Lighting is an obscure field, so most of the students in my class don’t have any experience with it. One thing that I’ve been learning is the kind of gentleness that’s needed in the criticism I give students. It’s hard to know what is a purely aesthetic critique and what is a true critique of something simply not being done right. Part of that is in trying to find the student’s voice in the work. I get very critical in the classroom, but generally students understand that I’m talking about their craft, so they don’t feel like I’m trying to twist their words as much as the way that they’re saying it.
What keeps me here is my colleagues in the theater department and friends across Dartmouth. The constant level of intellectual stimulation is important. And I guess that’s ultimately what keeps me here—the community of Dartmouth, and the students. I also love the area; it’s just so beautiful here.
The Endowed Chairs
Since 1787, Dartmouth has recognized its top faculty with named professorships. These chairs—traditionally supported through endowed gifts from alumni, family, and friends of the College—honor faculty whose scholarship, teaching, and service exemplify Dartmouth’s core mission.

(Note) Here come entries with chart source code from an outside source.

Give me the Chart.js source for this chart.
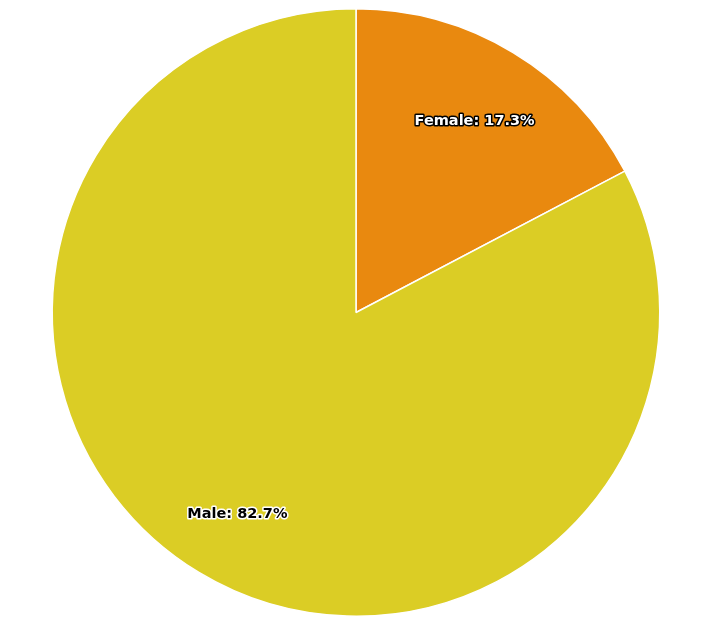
<!DOCTYPE html>
<html><head><meta charset="utf-8">
<script src="https://cdn.jsdelivr.net/npm/chart.js@4/dist/chart.umd.min.js"></script>
<style>html,body{margin:0;padding:0;background:#fff;}#wrap{width:706px;height:631px;}</style>
</head><body><div id="wrap"><canvas id="c"></canvas></div>
<script>
const categories = ["Female", "Male"];
const values = [17.3, 82.7];
const colors = ["#E9890F", "#DBCD25"];

const labelPlugin = {
  id: 'sliceLabels',
  afterDatasetsDraw(chart) {
    const ctx = chart.ctx;
    const meta = chart.getDatasetMeta(0);
    ctx.save();
    ctx.font = 'bold 14.5px "DejaVu Sans"';
    ctx.textAlign = 'center';
    ctx.textBaseline = 'middle';
    ctx.lineJoin = 'round';
    meta.data.forEach((arc, i) => {
      const p = arc.getProps(['x','y','startAngle','endAngle','outerRadius'], true);
      const mid = (p.startAngle + p.endAngle) / 2;
      const r = p.outerRadius * 0.755;
      const x = p.x + Math.cos(mid) * r;
      const y = p.y + Math.sin(mid) * r + 5;
      const txt = categories[i] + ': ' + values[i].toFixed(1) + '%';
      const dark = i === 0;
      ctx.lineWidth = 3;
      ctx.strokeStyle = dark ? '#000' : '#fff';
      ctx.strokeText(txt, x, y);
      ctx.fillStyle = dark ? '#fff' : '#000';
      ctx.fillText(txt, x, y);
    });
    ctx.restore();
  }
};

new Chart(document.getElementById('c'), {
  type: 'pie',
  data: {
    labels: categories,
    datasets: [{ data: values, backgroundColor: colors, borderColor: '#ffffff', borderWidth: 1.5 }]
  },
  options: {
    responsive: true,
    maintainAspectRatio: false,
    animation: false,
    layout: { padding: { left: 6, right: 0, top: 8, bottom: 14 } },
    plugins: { legend: { display: false }, tooltip: { enabled: false } }
  },
  plugins: [labelPlugin]
});
</script></body></html>
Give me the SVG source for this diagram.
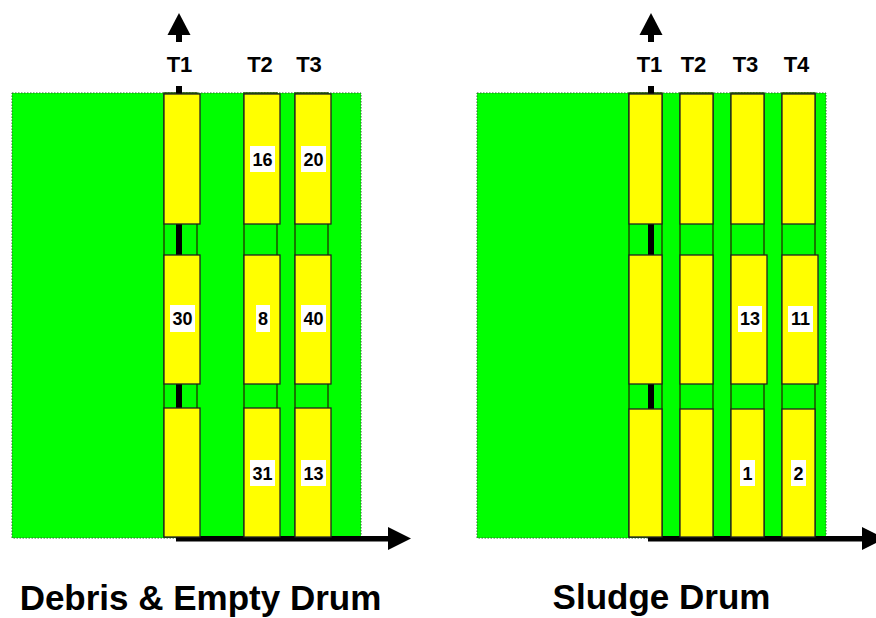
<svg xmlns="http://www.w3.org/2000/svg" width="876" height="618" viewBox="0 0 876 618">
<style>
.panel{fill:#00ff00;stroke:#2a6a2a;stroke-width:1;stroke-dasharray:1.5,1.5}
.col{fill:#00ff00;stroke:#1e4d00;stroke-width:1.5}
.box{fill:#ffff00;stroke:#222;stroke-width:1.3}
.lbl{fill:#fff}
.num{font-family:"Liberation Sans",Arial,sans-serif;font-weight:bold;font-size:18px;fill:#000;text-anchor:middle}
.axl{font-family:"Liberation Sans",Arial,sans-serif;font-weight:bold;font-size:22px;fill:#000;text-anchor:middle}
.title{font-family:"Liberation Sans",Arial,sans-serif;font-weight:bold;font-size:35px;fill:#000;text-anchor:middle}
.shaft{fill:#000}
</style>
<rect width="876" height="618" fill="#fff"/>

<!-- Left panel -->
<g id="panel-left">
<rect class="panel" x="12" y="93" width="349" height="445"/>
<rect class="col" x="164" y="93" width="33" height="444"/>
<rect class="col" x="244" y="93" width="33" height="444"/>
<rect class="col" x="295" y="93" width="33" height="444"/>
</g>

<g id="connectors-left">
<rect class="shaft" x="176" y="35" width="6" height="7"/>
<rect class="shaft" x="176" y="86" width="6" height="451"/>
<polygon points="179,13 190.5,35 167.5,35"/>
<rect class="shaft" x="176" y="536" width="213" height="5.5"/>
<polygon points="411,538.5 388,527 388,550"/>
</g>

<g id="left-T1">
<rect class="box" x="164" y="94" width="36" height="130"/>
<rect class="box" x="164" y="255" width="36" height="129"/>
<rect class="box" x="164" y="408" width="36" height="129"/>
<rect class="lbl" x="170" y="305" width="25" height="27"/>
<text class="num" x="182.5" y="325">30</text>
</g>
<g id="left-T2">
<rect class="box" x="244" y="94" width="36" height="130"/>
<rect class="box" x="244" y="255" width="36" height="129"/>
<rect class="box" x="244" y="408" width="36" height="129"/>
<rect class="lbl" x="250" y="146" width="25" height="26"/>
<text class="num" x="262.5" y="166">16</text>
<rect class="lbl" x="256" y="305" width="14" height="27"/>
<text class="num" x="263" y="325">8</text>
<rect class="lbl" x="250" y="460" width="25" height="26"/>
<text class="num" x="262.5" y="480">31</text>
</g>
<g id="left-T3">
<rect class="box" x="295" y="94" width="36" height="130"/>
<rect class="box" x="295" y="255" width="36" height="129"/>
<rect class="box" x="295" y="408" width="36" height="129"/>
<rect class="lbl" x="301" y="146" width="25" height="26"/>
<text class="num" x="313.5" y="166">20</text>
<rect class="lbl" x="301" y="305" width="25" height="27"/>
<text class="num" x="313.5" y="325">40</text>
<rect class="lbl" x="301" y="460" width="25" height="26"/>
<text class="num" x="313.5" y="480">13</text>
</g>
<g id="left-labels">
<text class="axl" x="179.5" y="72">T1</text>
<text class="axl" x="260" y="72">T2</text>
<text class="axl" x="309" y="72">T3</text>
<text class="title" x="200.5" y="610">Debris &amp; Empty Drum</text>
</g>

<!-- Right panel -->
<g id="panel-right">
<rect class="panel" x="477" y="93" width="349" height="445"/>
<rect class="col" x="629" y="93" width="33" height="444"/>
<rect class="col" x="680" y="93" width="33" height="444"/>
<rect class="col" x="731" y="93" width="33" height="444"/>
<rect class="col" x="782" y="93" width="33" height="444"/>
</g>

<g id="connectors-right">
<rect class="shaft" x="648" y="35" width="6" height="7"/>
<rect class="shaft" x="648" y="86" width="6" height="451"/>
<polygon points="651,13 662.5,35 639.5,35"/>
<rect class="shaft" x="648" y="536" width="215" height="5.5"/>
<polygon points="885,538.5 862,527 862,550"/>
</g>

<g id="right-T1">
<rect class="box" x="629" y="94" width="33" height="130"/>
<rect class="box" x="629" y="255" width="33" height="129"/>
<rect class="box" x="629" y="409" width="33" height="128"/>
</g>
<g id="right-T2">
<rect class="box" x="680" y="94" width="33" height="130"/>
<rect class="box" x="680" y="255" width="33" height="129"/>
<rect class="box" x="680" y="409" width="33" height="128"/>
</g>
<g id="right-T3">
<rect class="box" x="731" y="94" width="33" height="130"/>
<rect class="box" x="731" y="255" width="36" height="129"/>
<rect class="box" x="731" y="409" width="33" height="128"/>
<rect class="lbl" x="738" y="306" width="24" height="26"/>
<text class="num" x="750" y="325">13</text>
<rect class="lbl" x="740" y="460" width="15" height="26"/>
<text class="num" x="747.5" y="480">1</text>
</g>
<g id="right-T4">
<rect class="box" x="782" y="94" width="33" height="130"/>
<rect class="box" x="782" y="255" width="36" height="129"/>
<rect class="box" x="782" y="409" width="33" height="128"/>
<rect class="lbl" x="788" y="306" width="25" height="26"/>
<text class="num" x="800.5" y="325">11</text>
<rect class="lbl" x="791" y="460" width="15" height="26"/>
<text class="num" x="798.5" y="480">2</text>
</g>
<g id="right-labels">
<text class="axl" x="649.5" y="72">T1</text>
<text class="axl" x="693.5" y="72">T2</text>
<text class="axl" x="745.5" y="72">T3</text>
<text class="axl" x="796.5" y="72">T4</text>
<text class="title" x="661.5" y="609">Sludge Drum</text>
</g>
</svg>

“Endowed professors reflect the best of Dartmouth,” says Dean of the Faculty Michael Mastanduno. “These scholars are not only at the top of their respective fields—they are generous and committed teachers and outstanding citizens of the College community.”
This year, 10 members of the Faculty of Arts & Sciences have been appointed to endowed chairs. In addition, the Tuck School of Business appointed Praveen Kopalle the Signal Companies’ Professor of Management; and Rahul Sarpeshkar joined the faculty this year as the inaugural Thomas E. Kurtz Chair in the William H. Neukom Academic Cluster in Computational Science, with a primary appointment at Thayer School of Engineering.